Select the lines that contain "this" and copy each of them.

▶ _Records for the task_:
════

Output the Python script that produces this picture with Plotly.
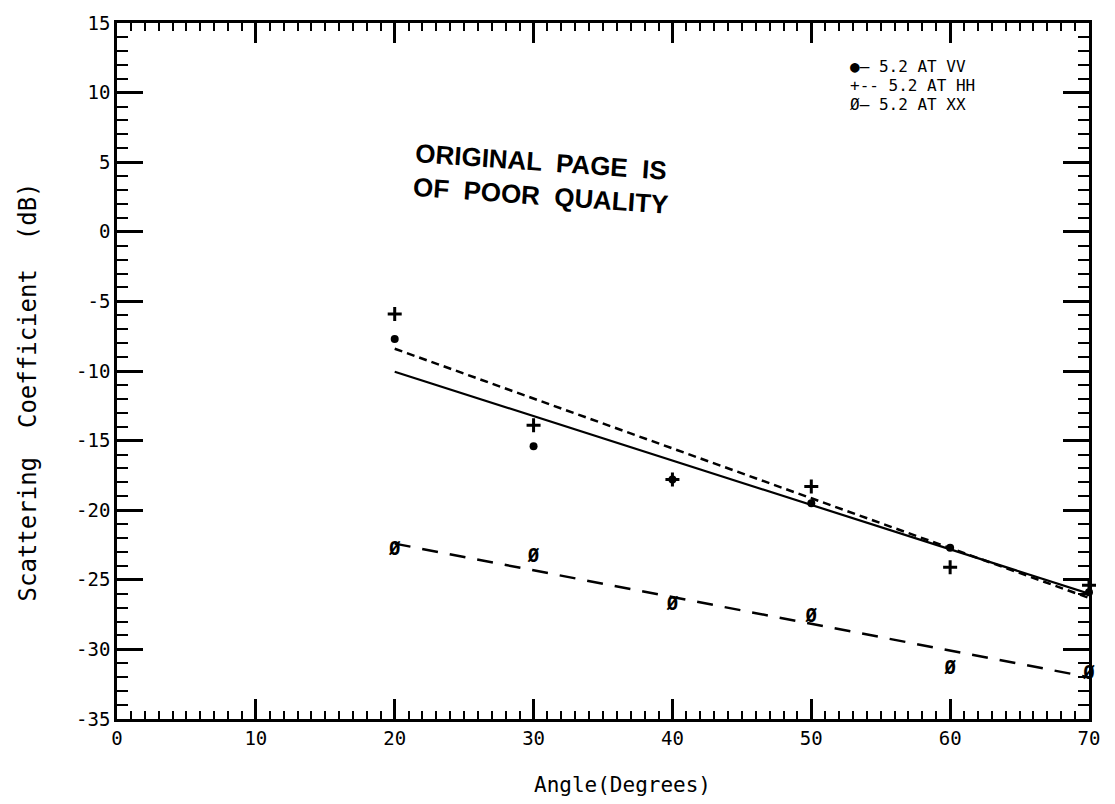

════

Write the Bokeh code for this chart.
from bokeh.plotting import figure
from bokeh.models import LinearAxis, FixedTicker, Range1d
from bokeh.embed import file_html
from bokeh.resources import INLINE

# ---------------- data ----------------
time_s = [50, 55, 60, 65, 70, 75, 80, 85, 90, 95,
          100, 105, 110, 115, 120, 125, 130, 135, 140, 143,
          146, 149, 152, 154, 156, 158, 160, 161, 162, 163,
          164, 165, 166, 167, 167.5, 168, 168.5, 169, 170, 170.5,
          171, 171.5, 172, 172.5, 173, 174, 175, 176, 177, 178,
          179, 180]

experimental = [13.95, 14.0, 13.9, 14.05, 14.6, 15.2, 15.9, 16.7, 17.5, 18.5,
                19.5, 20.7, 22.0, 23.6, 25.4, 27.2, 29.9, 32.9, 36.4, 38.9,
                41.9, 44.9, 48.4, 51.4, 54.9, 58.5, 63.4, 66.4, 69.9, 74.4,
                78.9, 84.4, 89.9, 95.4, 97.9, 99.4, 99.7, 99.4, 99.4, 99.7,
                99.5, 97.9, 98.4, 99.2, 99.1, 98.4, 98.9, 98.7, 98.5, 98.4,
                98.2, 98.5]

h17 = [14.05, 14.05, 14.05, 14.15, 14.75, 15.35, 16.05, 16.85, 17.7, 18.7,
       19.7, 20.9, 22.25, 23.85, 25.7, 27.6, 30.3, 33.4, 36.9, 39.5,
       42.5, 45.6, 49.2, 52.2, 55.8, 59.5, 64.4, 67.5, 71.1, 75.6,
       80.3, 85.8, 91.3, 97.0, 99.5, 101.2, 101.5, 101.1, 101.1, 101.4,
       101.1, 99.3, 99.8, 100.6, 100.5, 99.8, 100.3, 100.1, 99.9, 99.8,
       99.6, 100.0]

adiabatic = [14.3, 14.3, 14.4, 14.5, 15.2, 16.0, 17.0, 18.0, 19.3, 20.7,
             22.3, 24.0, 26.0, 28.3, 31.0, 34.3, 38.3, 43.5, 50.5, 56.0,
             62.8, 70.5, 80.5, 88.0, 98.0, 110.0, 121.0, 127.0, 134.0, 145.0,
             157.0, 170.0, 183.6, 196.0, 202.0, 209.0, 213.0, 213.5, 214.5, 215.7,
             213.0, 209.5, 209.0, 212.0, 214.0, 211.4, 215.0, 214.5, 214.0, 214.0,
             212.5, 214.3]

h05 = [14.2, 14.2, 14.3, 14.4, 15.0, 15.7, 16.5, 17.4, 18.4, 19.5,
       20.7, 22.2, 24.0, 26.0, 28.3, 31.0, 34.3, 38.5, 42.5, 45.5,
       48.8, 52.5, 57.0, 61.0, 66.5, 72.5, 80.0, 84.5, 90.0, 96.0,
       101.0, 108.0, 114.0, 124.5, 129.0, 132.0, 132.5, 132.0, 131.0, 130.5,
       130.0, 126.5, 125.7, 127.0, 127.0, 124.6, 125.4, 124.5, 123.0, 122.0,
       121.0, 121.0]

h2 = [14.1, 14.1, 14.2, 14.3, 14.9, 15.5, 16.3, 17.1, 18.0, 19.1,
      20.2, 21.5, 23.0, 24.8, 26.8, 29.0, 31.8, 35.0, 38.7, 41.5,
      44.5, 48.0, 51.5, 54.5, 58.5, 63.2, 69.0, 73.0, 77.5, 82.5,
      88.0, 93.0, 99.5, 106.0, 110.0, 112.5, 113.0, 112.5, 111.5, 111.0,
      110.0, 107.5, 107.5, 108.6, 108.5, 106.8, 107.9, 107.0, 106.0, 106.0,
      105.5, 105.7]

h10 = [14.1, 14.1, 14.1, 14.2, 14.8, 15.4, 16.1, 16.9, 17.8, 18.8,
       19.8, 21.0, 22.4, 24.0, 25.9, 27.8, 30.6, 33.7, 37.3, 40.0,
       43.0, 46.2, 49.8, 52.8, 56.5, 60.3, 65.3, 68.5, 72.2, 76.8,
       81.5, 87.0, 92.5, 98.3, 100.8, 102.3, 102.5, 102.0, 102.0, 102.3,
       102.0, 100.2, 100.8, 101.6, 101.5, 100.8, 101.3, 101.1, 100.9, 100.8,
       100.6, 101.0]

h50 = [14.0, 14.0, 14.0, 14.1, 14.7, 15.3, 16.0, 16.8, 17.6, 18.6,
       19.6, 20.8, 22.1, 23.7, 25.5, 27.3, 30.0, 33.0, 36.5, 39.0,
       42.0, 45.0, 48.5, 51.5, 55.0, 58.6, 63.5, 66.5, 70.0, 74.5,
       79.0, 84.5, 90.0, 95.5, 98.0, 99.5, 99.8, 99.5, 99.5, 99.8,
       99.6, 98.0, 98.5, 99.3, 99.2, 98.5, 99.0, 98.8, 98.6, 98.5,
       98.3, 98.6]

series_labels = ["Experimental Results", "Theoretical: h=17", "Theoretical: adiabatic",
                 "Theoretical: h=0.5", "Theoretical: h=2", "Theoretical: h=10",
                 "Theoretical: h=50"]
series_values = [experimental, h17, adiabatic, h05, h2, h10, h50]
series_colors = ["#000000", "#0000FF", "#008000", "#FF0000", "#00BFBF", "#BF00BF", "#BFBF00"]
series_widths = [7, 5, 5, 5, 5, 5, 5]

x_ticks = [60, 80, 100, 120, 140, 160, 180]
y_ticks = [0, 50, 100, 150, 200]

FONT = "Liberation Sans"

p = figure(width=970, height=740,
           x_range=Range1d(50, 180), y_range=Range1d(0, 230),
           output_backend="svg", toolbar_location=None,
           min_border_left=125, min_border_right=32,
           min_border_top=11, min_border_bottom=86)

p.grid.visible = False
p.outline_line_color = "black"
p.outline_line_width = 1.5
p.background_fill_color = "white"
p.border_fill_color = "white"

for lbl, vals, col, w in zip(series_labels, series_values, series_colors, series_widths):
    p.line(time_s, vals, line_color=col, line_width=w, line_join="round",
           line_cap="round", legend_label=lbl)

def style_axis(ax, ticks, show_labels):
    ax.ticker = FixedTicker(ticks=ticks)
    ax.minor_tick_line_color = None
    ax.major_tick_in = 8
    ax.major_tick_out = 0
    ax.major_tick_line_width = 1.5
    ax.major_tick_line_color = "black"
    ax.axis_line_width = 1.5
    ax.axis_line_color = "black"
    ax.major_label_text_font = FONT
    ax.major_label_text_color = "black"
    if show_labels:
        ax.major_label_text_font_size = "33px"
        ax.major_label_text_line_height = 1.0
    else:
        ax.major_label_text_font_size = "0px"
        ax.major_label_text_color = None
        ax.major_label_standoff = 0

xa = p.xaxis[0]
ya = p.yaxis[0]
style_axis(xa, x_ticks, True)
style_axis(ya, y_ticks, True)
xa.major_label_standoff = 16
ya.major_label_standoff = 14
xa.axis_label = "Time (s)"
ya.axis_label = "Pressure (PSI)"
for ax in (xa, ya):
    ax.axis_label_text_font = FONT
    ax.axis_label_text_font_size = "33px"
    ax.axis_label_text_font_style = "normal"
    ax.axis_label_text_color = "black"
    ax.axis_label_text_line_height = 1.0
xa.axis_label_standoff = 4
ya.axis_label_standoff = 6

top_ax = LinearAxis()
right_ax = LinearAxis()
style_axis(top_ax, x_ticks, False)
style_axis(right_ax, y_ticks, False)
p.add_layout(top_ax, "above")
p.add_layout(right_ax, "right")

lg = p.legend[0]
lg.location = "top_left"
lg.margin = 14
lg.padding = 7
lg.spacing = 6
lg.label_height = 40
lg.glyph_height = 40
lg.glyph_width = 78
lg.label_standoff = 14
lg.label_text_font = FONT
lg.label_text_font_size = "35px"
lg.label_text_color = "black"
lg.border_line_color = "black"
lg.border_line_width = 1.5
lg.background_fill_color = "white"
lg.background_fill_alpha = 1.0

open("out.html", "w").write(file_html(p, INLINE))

════

▶ _Exercise result_:
Output the Python script that produces this picture with Plotly.
Write the Bokeh code for this chart.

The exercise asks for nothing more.